# Exercise requirements
Copy exactly the lines from the beginning of the data down to and including the line holding "let bar_line = years.map(y", without any pictures.

** BEGIN **

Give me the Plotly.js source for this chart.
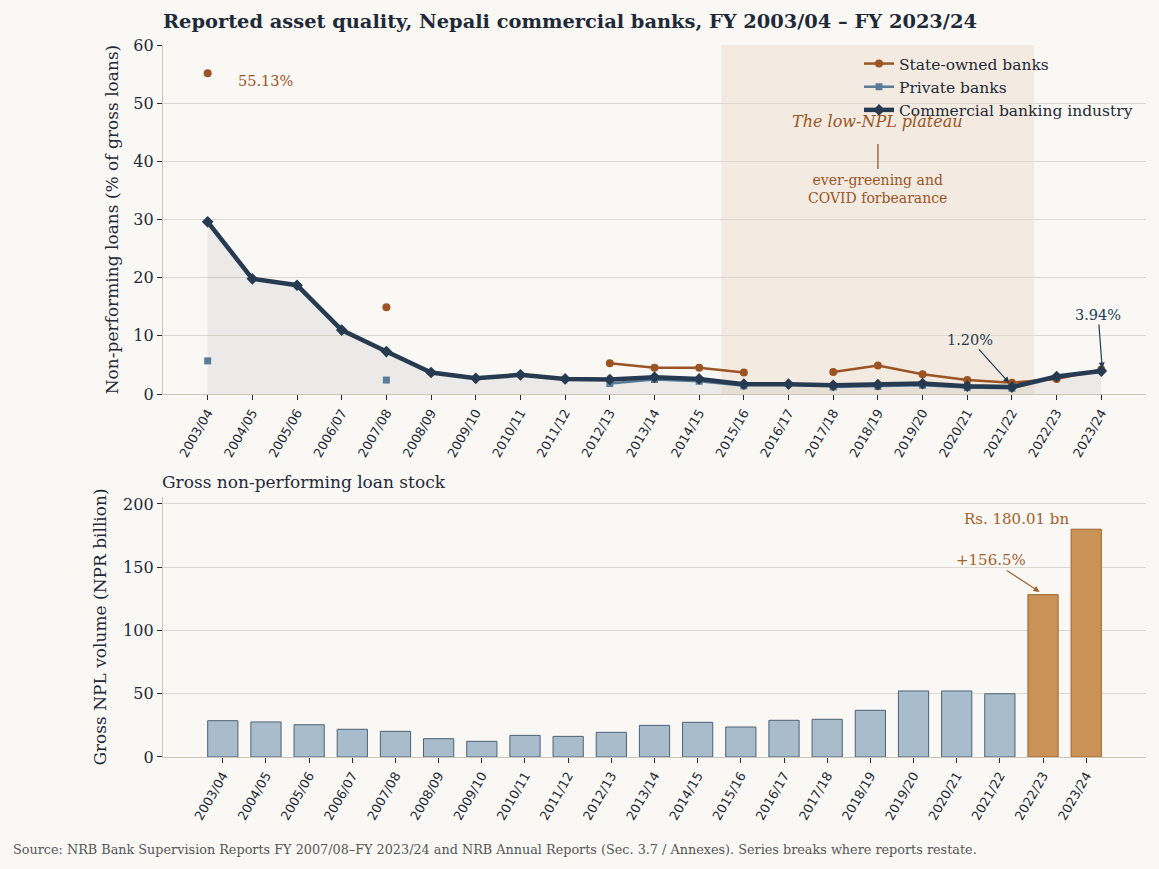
<!DOCTYPE html>
<html>
<head>
<meta charset="utf-8">
<script src="https://cdn.plot.ly/plotly-3.0.1.min.js"></script>
<style>
html, body { margin: 0; padding: 0; background: #f9f8f5; }
#chart { width: 1159px; height: 869px; }
</style>
</head>
<body>
<div id="chart"></div>
<script>
// Fiscal years shared by both panels.
const years = ['2003/04', '2004/05', '2005/06', '2006/07', '2007/08', '2008/09', '2009/10',
  '2010/11', '2011/12', '2012/13', '2013/14', '2014/15', '2015/16', '2016/17', '2017/18',
  '2018/19', '2019/20', '2020/21', '2021/22', '2022/23', '2023/24'];

// NPL ratio, % of gross loans (null = not reported).
const npl_state = [55.13, null, null, null, 14.9, null, null, null, null, 5.3, 4.5, 4.5, 3.7,
  null, 3.8, 4.9, 3.4, 2.4, 1.95, 2.6, 4.2];
const npl_private = [5.7, null, null, null, 2.4, null, null, null, null, 1.8, 2.5, 2.2, 1.4,
  null, 1.2, 1.3, 1.5, 1.1, 1.0, null, null];
const npl_industry = [29.6, 19.8, 18.7, 11.0, 7.3, 3.7, 2.7, 3.3, 2.6, 2.5, 2.9, 2.6, 1.7,
  1.7, 1.5, 1.6, 1.8, 1.35, 1.20, 3.0, 3.94];

// Gross NPL stock, NPR billion.
const npl_stock = [28.7, 27.7, 25.5, 21.9, 20.3, 14.5, 12.4, 17.1, 16.3, 19.5, 25.0, 27.4, 23.7,
  29.0, 29.8, 36.9, 52.2, 52.2, 50.0, 128.3, 180.01];
const highlight_years = ['2022/23', '2023/24'];

const serif = 'DejaVu Serif';
const sans = 'DejaVu Sans';
const ink = '#1f2937';
const rust = '#9c5424';
const bg = '#f9f8f5';

// Bar colours: highlight the jump years.
let bar_fill = years.map(y => highlight_years.includes(y) ? '#c99256' : '#a9bccb');
let bar_line = years.map(y => highlight_years.includes(y) ? '#a3612c' : '#4d6276');

let traces = [
  // Shaded area under the industry ratio.
  {
    x: years, y: npl_industry, xaxis: 'x', yaxis: 'y',
    type: 'scatter', mode: 'none', fill: 'tozeroy',
    fillcolor: 'rgba(120,120,120,0.10)', showlegend: false, hoverinfo: 'skip'
  },
  {
    x: years, y: npl_state, xaxis: 'x', yaxis: 'y',
    type: 'scatter', mode: 'lines+markers', name: 'State-owned banks',
    line: {color: rust, width: 2.5}, marker: {symbol: 'circle', size: 8, color: rust},
    connectgaps: false
  },
  {
    x: years, y: npl_private, xaxis: 'x', yaxis: 'y',
    type: 'scatter', mode: 'lines+markers', name: 'Private banks',
    line: {color: '#5b7c99', width: 2.5}, marker: {symbol: 'square', size: 7, color: '#5b7c99'},
    connectgaps: false
  },
  {
    x: years, y: npl_industry, xaxis: 'x', yaxis: 'y',
    type: 'scatter', mode: 'lines+markers', name: 'Commercial banking industry',
    line: {color: '#263b51', width: 4.5}, marker: {symbol: 'diamond', size: 9, color: '#263b51'}
  },
  {
    x: years, y: npl_stock, xaxis: 'x2', yaxis: 'y2',
    type: 'bar', width: 0.7, showlegend: false,
    marker: {color: bar_fill, line: {color: bar_line, width: 1}}
  }
];

let xaxis_common = {
  type: 'category',
  categoryorder: 'array',
  categoryarray: years,
  tickangle: -60,
  tickfont: {family: sans, size: 12.8, color: ink},
  ticks: 'outside', ticklen: 5, tickcolor: ink,
  showline: true, linecolor: '#cdc5b8', linewidth: 1.3,
  showgrid: false, zeroline: false
};

let yaxis_common = {
  tickfont: {family: serif, size: 16, color: ink},
  ticks: 'outside', ticklen: 5, tickcolor: ink,
  showline: true, linecolor: '#cdc5b8', linewidth: 1.3,
  showgrid: true, gridcolor: '#ddd8cf', gridwidth: 1,
  zeroline: false
};

let layout = {
  width: 1159, height: 869,
  paper_bgcolor: bg, plot_bgcolor: bg,
  margin: {l: 163, r: 13, t: 45, b: 112},
  font: {family: serif, color: ink},
  title: {
    text: '<b>Reported asset quality, Nepali commercial banks, FY 2003/04 – FY 2023/24</b>',
    font: {family: serif, size: 19.4, color: ink},
    x: 163 / 1159, xanchor: 'left', y: 1 - 21 / 869, yanchor: 'middle'
  },
  xaxis: Object.assign({}, xaxis_common, {anchor: 'y', range: [-1, 21]}),
  yaxis: Object.assign({}, yaxis_common, {
    domain: [0.5098, 1], range: [0, 60], dtick: 10,
    title: {text: 'Non-performing loans (% of gross loans)', font: {family: serif, size: 17, color: ink}, standoff: 10}
  }),
  xaxis2: Object.assign({}, xaxis_common, {anchor: 'y2', range: [-1.385, 21.385]}),
  yaxis2: Object.assign({}, yaxis_common, {
    domain: [0, 0.3652], range: [0, 205.5], dtick: 50,
    title: {text: 'Gross NPL volume (NPR billion)', font: {family: serif, size: 17, color: ink}, standoff: 12}
  }),
  legend: {
    x: 1 - 8 / 983, xanchor: 'right', y: 1 - 2 / 712, yanchor: 'top',
    bgcolor: 'rgba(0,0,0,0)', font: {family: serif, size: 15.5, color: ink},
    tracegroupgap: 0
  },
  shapes: [
    // The low-NPL plateau band.
    {type: 'rect', xref: 'x', yref: 'y domain', x0: 11.5, x1: 18.5, y0: 0, y1: 1,
      fillcolor: '#f3ebe1', line: {width: 0}, layer: 'below'},
    {type: 'line', xref: 'x', yref: 'y', x0: 15, x1: 15, y0: 43, y1: 38.7,
      line: {color: rust, width: 1.3}}
  ],
  annotations: [
    {xref: 'x', yref: 'y', x: 0.72, y: 53.8, xanchor: 'left', xshift: -4, showarrow: false,
      text: '55.13%', font: {family: serif, size: 14.5, color: rust}},
    {xref: 'x', yref: 'y', x: 15, y: 46.9, showarrow: false,
      text: '<i>The low-NPL plateau</i>', font: {family: serif, size: 16, color: rust}},
    {xref: 'x', yref: 'y', x: 15, y: 35.3, showarrow: false,
      text: 'ever-greening and<br>COVID forbearance', font: {family: serif, size: 14, color: rust}},
    {xref: 'x', yref: 'y', axref: 'x', ayref: 'y', x: 17.94, y: 1.9, ax: 17.07, ay: 9.3,
      text: '1.20%', font: {family: serif, size: 14.5, color: '#263b51'},
      showarrow: true, arrowhead: 2, arrowsize: 1, arrowwidth: 1.2, arrowcolor: '#263b51'},
    {xref: 'x', yref: 'y', axref: 'x', ayref: 'y', x: 20.02, y: 4.4, ax: 19.93, ay: 13.6,
      text: '3.94%', font: {family: serif, size: 14.5, color: '#263b51'},
      showarrow: true, arrowhead: 2, arrowsize: 1, arrowwidth: 1.2, arrowcolor: '#263b51'},
    {xref: 'paper', yref: 'y2 domain', x: 0, y: 1, xanchor: 'left', yanchor: 'bottom', yshift: 3, xshift: -3,
      showarrow: false, text: 'Gross non-performing loan stock',
      font: {family: serif, size: 17, color: ink}},
    {xref: 'x2', yref: 'y2', x: 18.39, y: 188, showarrow: false,
      text: 'Rs. 180.01 bn', font: {family: serif, size: 15, color: '#a3612c'}},
    {xref: 'x2', yref: 'y2', axref: 'x2', ayref: 'y2', x: 18.92, y: 130.5, ax: 17.79, ay: 155.7,
      text: '+156.5%', font: {family: serif, size: 15, color: '#a3612c'},
      showarrow: true, arrowhead: 2, arrowsize: 1, arrowwidth: 1.2, arrowcolor: '#a3612c'},
    {xref: 'paper', yref: 'paper', x: -152 / 983, y: -(849 - 757) / 712, xanchor: 'left', yanchor: 'middle',
      showarrow: false,
      text: 'Source: NRB Bank Supervision Reports FY 2007/08–FY 2023/24 and NRB Annual Reports (Sec. 3.7 / Annexes). Series breaks where reports restate.',
      font: {family: serif, size: 12.8, color: '#555555'}}
  ]
};

let config = {displayModeBar: false, responsive: false};

Plotly.newPlot('chart', traces, layout, config);
</script>
</body>
</html>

** END **

# Right answer
Give me the Plotly.js source for this chart.
<!DOCTYPE html>
<html>
<head>
<meta charset="utf-8">
<script src="https://cdn.plot.ly/plotly-3.0.1.min.js"></script>
<style>
html, body { margin: 0; padding: 0; background: #f9f8f5; }
#chart { width: 1159px; height: 869px; }
</style>
</head>
<body>
<div id="chart"></div>
<script>
// Fiscal years shared by both panels.
const years = ['2003/04', '2004/05', '2005/06', '2006/07', '2007/08', '2008/09', '2009/10',
  '2010/11', '2011/12', '2012/13', '2013/14', '2014/15', '2015/16', '2016/17', '2017/18',
  '2018/19', '2019/20', '2020/21', '2021/22', '2022/23', '2023/24'];

// NPL ratio, % of gross loans (null = not reported).
const npl_state = [55.13, null, null, null, 14.9, null, null, null, null, 5.3, 4.5, 4.5, 3.7,
  null, 3.8, 4.9, 3.4, 2.4, 1.95, 2.6, 4.2];
const npl_private = [5.7, null, null, null, 2.4, null, null, null, null, 1.8, 2.5, 2.2, 1.4,
  null, 1.2, 1.3, 1.5, 1.1, 1.0, null, null];
const npl_industry = [29.6, 19.8, 18.7, 11.0, 7.3, 3.7, 2.7, 3.3, 2.6, 2.5, 2.9, 2.6, 1.7,
  1.7, 1.5, 1.6, 1.8, 1.35, 1.20, 3.0, 3.94];

// Gross NPL stock, NPR billion.
const npl_stock = [28.7, 27.7, 25.5, 21.9, 20.3, 14.5, 12.4, 17.1, 16.3, 19.5, 25.0, 27.4, 23.7,
  29.0, 29.8, 36.9, 52.2, 52.2, 50.0, 128.3, 180.01];
const highlight_years = ['2022/23', '2023/24'];

const serif = 'DejaVu Serif';
const sans = 'DejaVu Sans';
const ink = '#1f2937';
const rust = '#9c5424';
const bg = '#f9f8f5';

// Bar colours: highlight the jump years.
let bar_fill = years.map(y => highlight_years.includes(y) ? '#c99256' : '#a9bccb');
let bar_line = years.map(y => highlight_years.includes(y) ? '#a3612c' : '#4d6276');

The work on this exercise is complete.